The enigmatic Tom Elias has insisted on doing an interview with me, of all people, in tandem with the release of our book, REAPERS WITH ISSUES. I’ll warn you, this interview is not one of the usual freaktastic Adventures in Bloggerland that I usually like to take. For once I decided to act like a grown-up and answer his questions like a professional. But never fear, because tomorrow my blog returns to its regularly scheduled blog absurdity with an INTERVIEW WITH THE GRIM REAPER.
1. Your first book, Gods of Asphalt, was told in a First Person format. How difficult was it to shift into Third Person to pen Reapers With Issues, and what was your motivation to do this?
Switching gears was extremely difficult, which is the reason why I did it. I attempted to write GODS OF ASPHALT – BOOK TWO in the third person but struggled to make progress since I’d never tackled that POV before. I had also planned on writing REAPERS in the third-person because as much as the story is about the Grim Reaper, I was committed to the idea that it should revolve around the odd cast of characters. I suppose in the end I decided it would be better to write REAPERS first since it is a novella and I could use the practice before tackling the novel that is to be GOA2.
2. You’re a self-described 40-something mother of three. What techniques do you use when crafting your writing day to day that keeps you so well focused on the plot and storyline?
I find it difficult to focus on anything in my day to day life whether I write or not, so I whenever I do I put on my headphones and listen to music. It’s why GODS OF ASPHALT has its own soundtrack written into it. I listened to a lot of Wagner, Mussorgsky and Metallica while I wrote REAPERS.
Another thing I like to do is to carry a Sharpie around with me wherever I go. As soon as I am out and about an idea will hit me that I need to jot down quickly, so I write it on my forearm. I will just misplace scrap paper so I don’t bother bringing any. I’ve tried texting myself, but most of the walks I take are deep into the New Hampshire forests, and I rarely get cell reception there. Not to mention that I am a Gen X’er, so the art of texting is lost on me.
3. Many readers will probably be offended by the Reapers Series. What is your message behind the irreverence?
I never doubted I would write REAPERS, but I did debate over whether or not I would publish it. I was afraid that if people only read snippets or heard what it was about they might think that I set out to slam Christianity, namely Jesus. Nothing could be further from the truth. I took great care in portraying Jesus as who he was purported to be- kind, compassionate, and tolerant. It’s the rest of the world who uses his good name to lend credence to their own sinning. REAPERS blasts the Hell out of those people, and I couldn’t care less how they feel about it.
Another misgiving I had was that REAPERS WITH ISSUES is as close to a written manifestation of my sense of humor as you could possibly get. Since I don’t take myself too seriously, I am hoping readers don’t find anything remotely serious about my book or the message behind it.

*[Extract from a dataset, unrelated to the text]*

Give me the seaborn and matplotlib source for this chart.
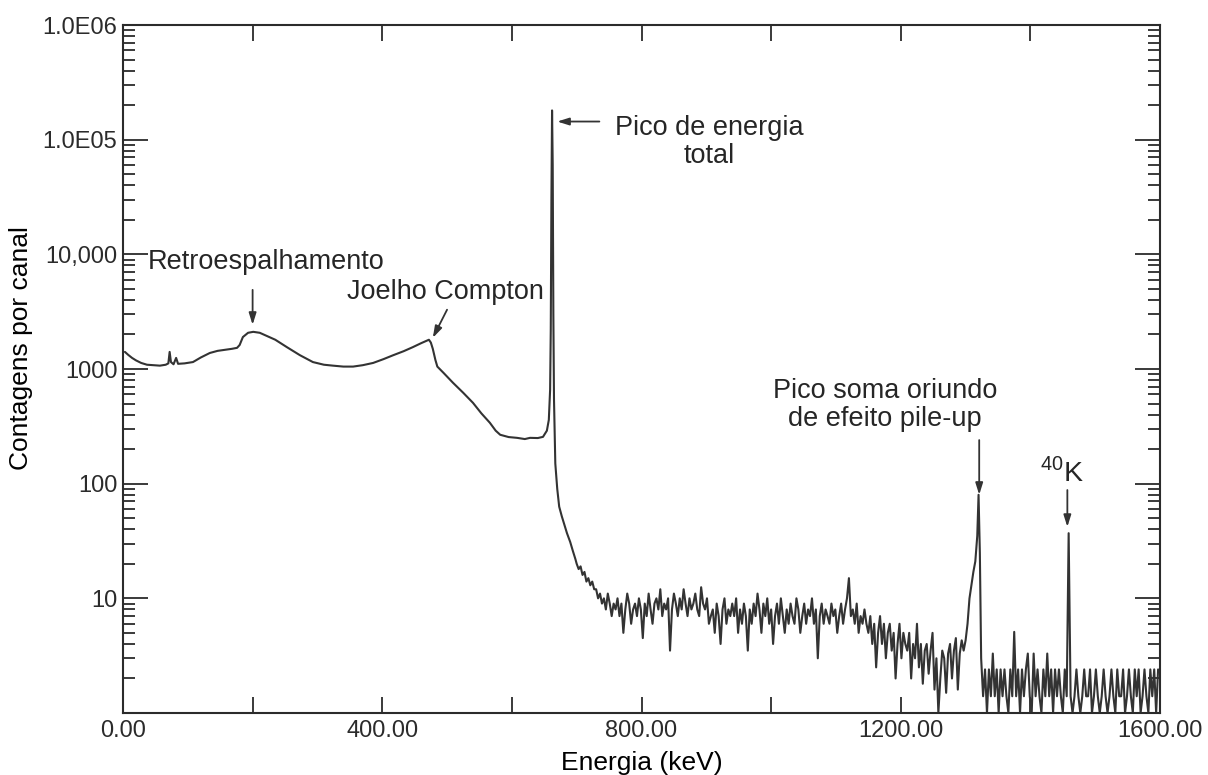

4. You favor using dialogue over exposition to advance your stories. What makes this your favored technique and what do you feel you sacrifice?
I am an extrovert, so I find comfort and familiarity in the voices of others. I do live in my head at times, but when I do I am always eager to share what goes on in there with others, whether they want to know about it or not. Case in point, REAPERS WITH ISSUES.
I suppose what suffers most is either action or plot. Maybe both. The largest obstacle I face when I write is ensuring that my books are more than just a bunch of comedy skits strung together.
5. What is the most challenging aspect of the mechanics of writing for you, and how do you overcome it?
DIALOGUE TAGS!!!! I hate them with every fiber of my being. If I thought for a moment that I could get away with writing a novel that existed as nothing more than an overheard telephone conversation I’d be the happiest little writer in the world.
The other obstacle of mechanics I faced with REAPERS was writing an inverse of what I normally consider my comfort zone. As anyone who has read my blog will tell you; I am a writer who takes something commonplace and mocks it, pointing out the hidden absurd. What I worked to accomplish in REAPERS was to take something fantastic, and transform it into something that resembled the everyday in order to make it absurd. To quote my cohort Tom Elias, “That’s about as natural as a quarterback throwing off his back foot.”
6. There is art and science involved in writing. What is your favorite aspect of writing in the context of its art?
As a writer in the twenty-first century, it is impossible to come up with anything new, plot-wise. That leaves us with the challenge of conceiving of something new. All any writer can do is take a spent storyline and put a new spin on it to make it their own. If a writer can bring their own perspective to their writing they will create something no one has ever read before.
7. Ten years from now, what is H.E. Ellis writing?
Children’s books. I find that the older I get, the more enamored I become with all things innocent. I’m slowly beginning to abandon the angst of teendom while I am fast embracing the playground. Yes, I am a literary Benjamin Button. Although I imagine I will always take time out to write something completely out there like REAPERS WITH ISSUES, because if I have to know about it, then so do all of you.